When the space shuttle Challenger lifted off on its 10th mission on January 28, 1986, its crew of seven included New Hampshire schoolteacher Christa McAuliffe, winner of a national competition designed to highlight the importance of teachers and foster students’ interest in space and other high-tech careers. Countless schoolchildren were among the TV viewers watching in horror as the space shuttle exploded into pieces when a booster engine failed just 73 seconds after liftoff from Cape Canaveral. In the aftermath of this tragedy, the National Aeronautics and Space Administration (NASA) conducted an intensive investigation to determine what had gone wrong, and to make the shuttle program safer for its astronauts. The 118 tons of wreckage, salvaged from the Atlantic Ocean, was then buried in a pair of abandoned missile silos some 90 feet below ground, far from the public eye.
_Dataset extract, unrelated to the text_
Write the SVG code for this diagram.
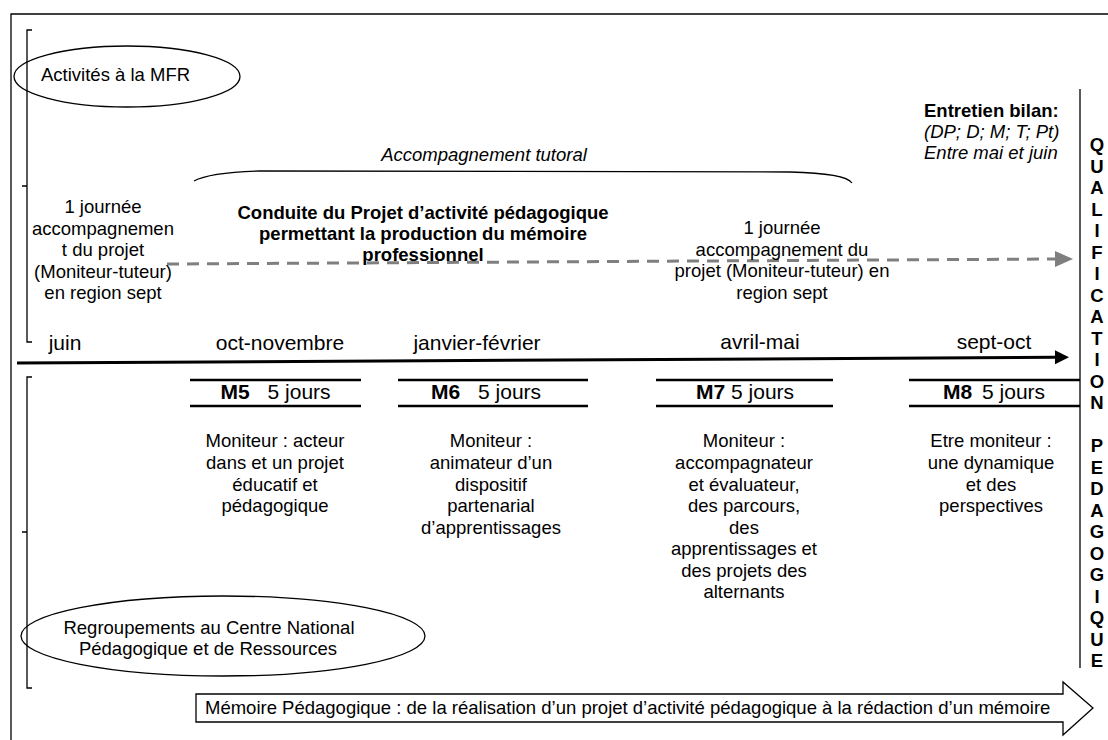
<svg xmlns="http://www.w3.org/2000/svg" width="1108" height="740" viewBox="0 0 1108 740">
<defs>
<style>
text{font-family:"Liberation Sans",Arial,Helvetica,sans-serif;fill:#000}
.b{font-size:18.5px;text-anchor:middle}
.l{font-size:18.5px}
.m{font-size:21px;text-anchor:middle}
.h{font-size:21px;text-anchor:middle}
.bold{font-weight:bold}
.it{font-style:italic}
.ln{stroke:#000;stroke-width:1.3;fill:none}
.hd{stroke:#000;stroke-width:2.5;fill:none}
.q{font-size:18.5px;font-weight:bold;text-anchor:middle}
</style>
<marker id="ah" markerWidth="10" markerHeight="10" refX="0" refY="5" orient="auto" markerUnits="userSpaceOnUse" viewBox="0 0 10 10" overflow="visible">
<path d="M0,-2 L14,5 L0,12 Z" fill="#000"/>
</marker>
<marker id="ag" markerWidth="10" markerHeight="10" refX="0" refY="5" orient="auto" markerUnits="userSpaceOnUse" viewBox="0 0 10 10" overflow="visible">
<path d="M-1,-3 L17,5 L-1,13 Z" fill="#7f7f7f"/>
</marker>
</defs>
<rect width="1108" height="740" fill="#fff"/>

<!-- frame -->
<path class="ln" d="M11,740 L11,14 L1108,14"/>

<!-- brackets -->
<path class="ln" d="M32,30 L27,30 L27,342 L32,342 M22,186 L27,186"/>
<path class="ln" d="M32,377 L27,377 L27,688 L32,688 M22,532 L27,532"/>

<g id="connectors">
<line x1="17" y1="363" x2="1055" y2="357.3" stroke="#000" stroke-width="3" marker-end="url(#ah)"/>
<line x1="167" y1="264" x2="1056" y2="259" stroke="#7f7f7f" stroke-width="3" stroke-dasharray="12 8" marker-end="url(#ag)"/>
<path class="ln" d="M194,181 C205,175 225,172 260,171 L790,172 C830,173 848,177 852,183"/>
<line x1="1080" y1="89" x2="1080" y2="668" stroke="#000" stroke-width="1.3"/>
</g>

<g id="mfr">
<ellipse cx="127" cy="76.5" rx="113" ry="30.5" class="ln"/>
<text x="41" y="81" class="l">Activités à la MFR</text>
</g>

<g id="accompagnement">
<text x="484" y="161" class="b it">Accompagnement tutoral</text>
</g>

<g id="journee1">
<text class="b"><tspan x="103" y="213">1 journée</tspan><tspan x="103" y="234.5">accompagnemen</tspan><tspan x="103" y="256">t du projet</tspan><tspan x="103" y="277.5">(Moniteur-tuteur)</tspan><tspan x="103" y="299">en region sept</tspan></text>
</g>

<g id="conduite">
<text class="b bold"><tspan x="423" y="219">Conduite du Projet d’activité pédagogique</tspan><tspan x="423" y="240">permettant la production du mémoire</tspan><tspan x="423" y="261">professionnel</tspan></text>
</g>

<g id="journee2">
<text class="b"><tspan x="782" y="234">1 journée</tspan><tspan x="782" y="255.5">accompagnement du</tspan><tspan x="782" y="277">projet (Moniteur-tuteur) en</tspan><tspan x="782" y="298.5">region sept</tspan></text>
</g>

<g id="entretien">
<text class="l"><tspan x="924" y="117" class="bold">Entretien bilan:</tspan><tspan x="924" y="138" class="it">(DP; D; M; T; Pt)</tspan><tspan x="924" y="159" class="it">Entre mai et juin</tspan></text>
</g>

<g id="months">
<text x="65" y="350" class="m">juin</text>
<text x="280" y="350" class="m">oct-novembre</text>
<text x="477" y="350" class="m">janvier-février</text>
<text x="760" y="349" class="m">avril-mai</text>
<text x="994" y="349" class="m">sept-oct</text>
</g>

<g id="m5">
<path class="hd" d="M190,380 L361,380 M190,406 L361,406"/>
<text x="275.5" y="399" class="h"><tspan class="bold">M5</tspan><tspan dx="18">5 jours</tspan></text>
<text class="b"><tspan x="275" y="447">Moniteur : acteur</tspan><tspan x="275" y="469">dans et un projet</tspan><tspan x="275" y="490.5">éducatif et</tspan><tspan x="275" y="512">pédagogique</tspan></text>
</g>

<g id="m6">
<path class="hd" d="M398,380 L588,380 M398,406 L588,406"/>
<text x="486" y="399" class="h"><tspan class="bold">M6</tspan><tspan dx="18">5 jours</tspan></text>
<text class="b"><tspan x="491" y="447">Moniteur :</tspan><tspan x="491" y="469">animateur d’un</tspan><tspan x="491" y="490.5">dispositif</tspan><tspan x="491" y="512">partenarial</tspan><tspan x="491" y="533.5">d’apprentissages</tspan></text>
</g>

<g id="m7">
<path class="hd" d="M656,380 L833,380 M656,406 L833,406"/>
<text x="745" y="399" class="h"><tspan class="bold">M7</tspan><tspan dx="6">5 jours</tspan></text>
<text class="b"><tspan x="744" y="447">Moniteur :</tspan><tspan x="744" y="469">accompagnateur</tspan><tspan x="744" y="490.5">et évaluateur,</tspan><tspan x="744" y="512">des parcours,</tspan><tspan x="744" y="533.5">des</tspan><tspan x="744" y="555">apprentissages et</tspan><tspan x="744" y="576.5">des projets des</tspan><tspan x="744" y="598">alternants</tspan></text>
</g>

<g id="m8">
<path class="hd" d="M909,380 L1080,380 M909,406 L1080,406"/>
<text x="994" y="399" class="h"><tspan class="bold">M8</tspan><tspan dx="10">5 jours</tspan></text>
<text class="b"><tspan x="991" y="447">Etre moniteur :</tspan><tspan x="991" y="469">une dynamique</tspan><tspan x="991" y="490.5">et des</tspan><tspan x="991" y="512">perspectives</tspan></text>
</g>

<g id="cnpr">
<ellipse cx="223" cy="636" rx="202" ry="40" class="ln"/>
<text class="b"><tspan x="209" y="634">Regroupements au Centre National</tspan><tspan x="208" y="655">Pédagogique et de Ressources</tspan></text>
</g>

<g id="memoire">
<path class="ln" d="M196,694 L1063,694 L1063,682 L1093,708 L1063,735 L1063,722 L196,722 Z"/>
<text x="205" y="714" class="l">Mémoire Pédagogique : de la réalisation d’un projet d’activité pédagogique à la rédaction d’un mémoire</text>
</g>

<g id="qualification">
<text class="q"><tspan x="1097" y="151">Q</tspan><tspan x="1097" dy="21.5">U</tspan><tspan x="1097" dy="21.5">A</tspan><tspan x="1097" dy="21.5">L</tspan><tspan x="1097" dy="21.5">I</tspan><tspan x="1097" dy="21.5">F</tspan><tspan x="1097" dy="21.5">I</tspan><tspan x="1097" dy="21.5">C</tspan><tspan x="1097" dy="21.5">A</tspan><tspan x="1097" dy="21.5">T</tspan><tspan x="1097" dy="21.5">I</tspan><tspan x="1097" dy="21.5">O</tspan><tspan x="1097" dy="21.5">N</tspan><tspan x="1097" dy="43">P</tspan><tspan x="1097" dy="21.5">E</tspan><tspan x="1097" dy="21.5">D</tspan><tspan x="1097" dy="21.5">A</tspan><tspan x="1097" dy="21.5">G</tspan><tspan x="1097" dy="21.5">O</tspan><tspan x="1097" dy="21.5">G</tspan><tspan x="1097" dy="21.5">I</tspan><tspan x="1097" dy="21.5">Q</tspan><tspan x="1097" dy="21.5">U</tspan><tspan x="1097" dy="21.5">E</tspan></text>
</g>
</svg>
The tragedy that claimed the space shuttle Columbia on February 1, 2003, occurred just minutes before a planned landing at Cape Canaveral’s Kennedy Space Center after a 16-day mission. Columbia, which had made the shuttle program’s first flight in 1981, was reentering Earth’s atmosphere at the end of its 28th mission when it disintegrated into pieces, raining debris over eastern Texas. A subsequent investigation determined that a piece of insulating foam had broken loose and struck the shuttle’s left wing during launch. During reentry, hot gases penetrated the damaged section and melted parts of the wing, which eventually collapsed.